Quick Take
The new downtown expansion district, an affordable housing measure and a rail-trail compromise all came to fruition in 2025. Now, Fred Keeley, Santa Cruz’s first four-year elected mayor, looks to his final year in office.
This midwinter season, Lookout Santa Cruz is checking in with some of the people and topics we’ve covered over the past year.
Sitting in his living room on an overcast evening in December and looking back on his nearly 40-year career in politics, Fred Keeley said he considers being the first elected four-year mayor of Santa Cruz to be the highlight.
“Best job I’ve ever had,” he said. “I’m very proud of my work in the Legislature. The issues are bigger and the work is hard. As mayor, it’s human-scale, but the issues are still challenging and the work is still heavy lifting.”
Keeley, 75, has been a county supervisor for eight years, the county treasurer for 10 and a state assemblymember for six. As his term ends next year, that will likely be the end of his elected office tenure. But he’s never far from politics.
Keeley and his wife, Barbara, often hold fundraising events at their home. In the new year, they’re hosting one for gubernatorial candidate Antonio Villaraigosa. Keeley said that Villaraigosa is “like a brother” to him, as he was speaker pro tempore when Villaraigosa was the speaker of the Assembly. And yet he has stopped short of endorsing him, saying he believes that either Villaraigosa or State Controller Betty Yee, with whom he also worked closely in the California Legislature, is worthy of the office, as voters face a likely packed primary in June.
Keeley ran on a platform of building more housing in a city notorious for its least affordable rankings.

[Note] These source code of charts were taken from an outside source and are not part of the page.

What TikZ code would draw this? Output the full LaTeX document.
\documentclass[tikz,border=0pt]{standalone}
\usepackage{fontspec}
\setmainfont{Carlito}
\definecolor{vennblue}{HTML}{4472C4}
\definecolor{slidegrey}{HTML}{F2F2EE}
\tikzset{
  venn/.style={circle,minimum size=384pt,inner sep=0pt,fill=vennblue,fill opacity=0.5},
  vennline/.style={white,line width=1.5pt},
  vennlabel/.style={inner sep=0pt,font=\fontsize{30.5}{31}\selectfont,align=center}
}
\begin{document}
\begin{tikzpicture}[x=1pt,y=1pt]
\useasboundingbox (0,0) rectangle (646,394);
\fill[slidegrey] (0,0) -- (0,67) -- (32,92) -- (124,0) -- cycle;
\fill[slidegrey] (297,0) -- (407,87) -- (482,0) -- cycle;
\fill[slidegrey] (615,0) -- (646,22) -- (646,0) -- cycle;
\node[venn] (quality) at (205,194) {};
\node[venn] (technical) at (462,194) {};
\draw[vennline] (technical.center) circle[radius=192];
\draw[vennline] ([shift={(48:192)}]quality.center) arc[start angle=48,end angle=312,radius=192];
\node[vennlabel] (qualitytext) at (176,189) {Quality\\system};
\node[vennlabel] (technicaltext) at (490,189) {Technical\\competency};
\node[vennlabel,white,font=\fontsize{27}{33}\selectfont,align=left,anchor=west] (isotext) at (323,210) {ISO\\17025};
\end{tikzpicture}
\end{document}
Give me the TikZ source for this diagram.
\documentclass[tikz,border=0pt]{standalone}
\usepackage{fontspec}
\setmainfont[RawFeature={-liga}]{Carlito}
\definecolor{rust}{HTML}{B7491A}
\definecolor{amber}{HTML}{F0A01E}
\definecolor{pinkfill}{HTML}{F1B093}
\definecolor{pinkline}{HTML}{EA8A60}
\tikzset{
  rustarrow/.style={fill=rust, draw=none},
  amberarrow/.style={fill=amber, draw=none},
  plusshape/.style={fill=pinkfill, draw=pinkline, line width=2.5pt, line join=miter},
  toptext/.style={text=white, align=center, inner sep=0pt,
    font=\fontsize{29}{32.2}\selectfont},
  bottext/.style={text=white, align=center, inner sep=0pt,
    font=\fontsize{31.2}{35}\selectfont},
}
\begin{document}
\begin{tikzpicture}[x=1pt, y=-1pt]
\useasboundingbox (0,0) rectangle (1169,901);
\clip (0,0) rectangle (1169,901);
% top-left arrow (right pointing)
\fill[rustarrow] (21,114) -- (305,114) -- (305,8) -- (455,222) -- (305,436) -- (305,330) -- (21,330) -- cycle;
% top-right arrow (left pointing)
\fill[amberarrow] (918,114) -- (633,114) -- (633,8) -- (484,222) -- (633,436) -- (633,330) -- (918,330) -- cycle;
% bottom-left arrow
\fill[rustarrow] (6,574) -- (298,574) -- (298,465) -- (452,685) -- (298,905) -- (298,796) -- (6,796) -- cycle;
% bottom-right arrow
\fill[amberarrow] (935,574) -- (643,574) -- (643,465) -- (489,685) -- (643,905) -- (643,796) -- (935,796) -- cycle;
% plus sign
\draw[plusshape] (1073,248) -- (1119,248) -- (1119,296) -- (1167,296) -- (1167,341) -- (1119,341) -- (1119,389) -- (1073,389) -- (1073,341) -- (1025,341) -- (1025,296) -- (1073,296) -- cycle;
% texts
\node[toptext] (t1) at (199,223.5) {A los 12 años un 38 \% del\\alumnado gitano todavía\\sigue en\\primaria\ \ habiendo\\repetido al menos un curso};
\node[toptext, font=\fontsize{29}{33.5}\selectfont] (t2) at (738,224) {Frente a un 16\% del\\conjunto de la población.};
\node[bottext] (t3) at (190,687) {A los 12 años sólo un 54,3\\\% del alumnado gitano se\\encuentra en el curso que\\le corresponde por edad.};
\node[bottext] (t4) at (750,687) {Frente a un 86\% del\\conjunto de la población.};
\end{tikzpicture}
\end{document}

He’s made the often-controversial downtown expansion plan a focal point of that pledge and now considers it “a promise kept.” The plan includes an entertainment district around a new Santa Cruz Warriors arena, and taller, denser housing developments, originally planned at 15 to 17 stories. Keeley had vowed to cap them at 12 stories; the height limit eventually dropped further to eight stories once approved by the city council in May.

“This is another case of the legislature and governor saying, ‘Thou shalt build a bunch of housing,’” he said. “I think we’re doing a pretty good job within the context of what’s available in our toolbox.”
More recently, another one of Keeley’s campaign promises, an affordable housing ballot initiative, came to fruition when Measure C (a $96 annual parcel tax and a graduated real estate transfer tax on home sales above $1.8 million) won the approval of city voters in the November election.
Then, earlier this month, he and District 1 County Supervisor Manu Koenig joined forces on a compromise plan aiming, they say, to bridge the community divide on rail and trail. In their plan, the Santa Cruz County Regional Transportation Commission (RTC) would put together a proposal that would build three segments of the Coastal Rail Trail over the existing railroad tracks. The two commissioners put aside their disagreements on passenger rail to do what they believe will move the project forward without losing the largest active transportation grant in state history. Their proposal narrowly passed at the RTC’s December meeting.

Through all the push and pull, Keeley prides himself on reaching across the aisle. That consensus-building is the topic of a class he has taught at the Panetta Institute for Public Policy.
“The first step is always to manage towards a principled compromise,” he said. “Never ask the counterparty to compromise their principles because otherwise it’s saying, ‘I have to defeat your belief system,’ and that’s not what we’re trying to do here.”
Now Keeley is looking toward retirement. Once his term as mayor is over in December 2026, he said he and Barbara plan to step away from politics and organizing. But he’s not ruling out serving on a board or committee later on, just to stay in the game.
While Keeley said he might endorse a mayoral candidate if asked, he’s mostly hoping to make his last year in office a fitting conclusion to his long career. How will he finish his term? There might be no new major objectives, but Keeley says he has another plan for his final year: supporting his fellow councilmembers’ objectives.
“People running for elected office are people with a future, and I think my role [this coming year] is not a caretaker role, but it’s somewhat different for me,” he said. “I think that’s the appropriate way to conclude a life in public service.”